Redirect Chains and Final URL Resolution
Many links in documentation do not point directly to their final content. Instead, they redirect through one or more intermediate locations. These redirects exist for legitimate reasons such as moving content to new domains, enforcing HTTPS, tracking clicks, or preserving old URLs during site migrations. However, long or broken redirect chains create real problems for users and search engines alike.
The Markdown Link Checker follows every redirect automatically up to a configurable maximum depth, typically ten steps. At each hop, it records the status code, the new location header, and the time taken. This allows the tool to reconstruct the full path from the original URL to the final resolved destination. Once the chain ends with a non-redirect status, usually a two hundred OK or a four hundred four Not Found, the checker evaluates the final URL as the true target.

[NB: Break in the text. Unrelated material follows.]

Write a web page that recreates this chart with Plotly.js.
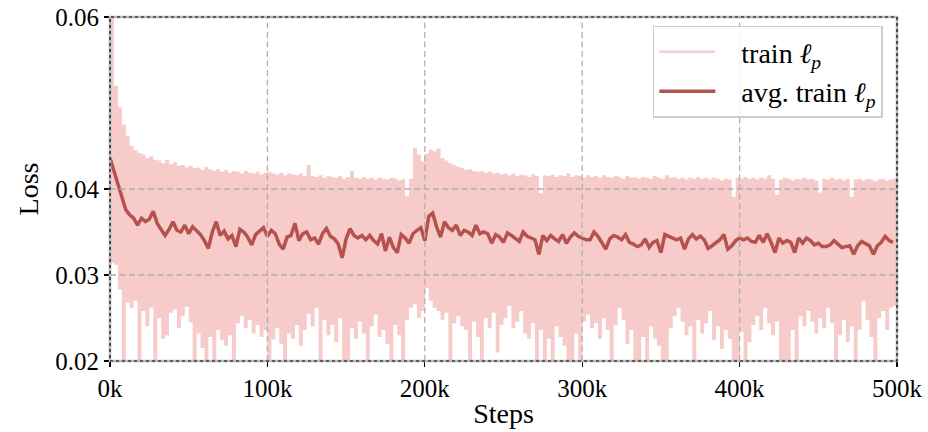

Detecting Problematic Patterns
Infinite redirect loops are one of the most serious issues. If a server keeps sending the client back and forth between two or more addresses without ever delivering content, browsers and validators can hang indefinitely. The checker detects these by tracking visited URLs in the current chain and immediately aborts if a duplicate appears. It then reports the loop as a critical error, including the repeating sequence so maintainers can fix the misconfiguration.
Even finite but excessively long chains are flagged as warnings. Chains longer than five hops slow down page loads, increase the chance of failure due to timeouts, and confuse search engine crawlers that have strict limits on how many redirects they will follow. The tool reports the chain length alongside the final URL, helping teams identify unnecessary hops that should be cleaned up.
Security and Trust Considerations
Redirects can also introduce security risks. An open redirect vulnerability allows attackers to craft links that appear legitimate but send users to phishing sites. While the checker does not perform full vulnerability scanning, it does warn when a chain ends on a completely different domain than the original, especially if the change is unexpected or involves suspicious top-level domains. This gives maintainers a chance to review and remove risky redirects.
Final URL resolution also helps with content verification. After following all redirects, the checker can optionally fetch a small portion of the final page and check for expected keywords or patterns, such as a library version number or API endpoint name. If the final page does not match expectations, the link is marked as suspicious even if it returns a successful status.
By transparently showing the entire redirect journey and highlighting problematic patterns, the tool empowers documentation teams to maintain clean, fast, and trustworthy link graphs. Short, direct paths improve user experience and keep search rankings healthy.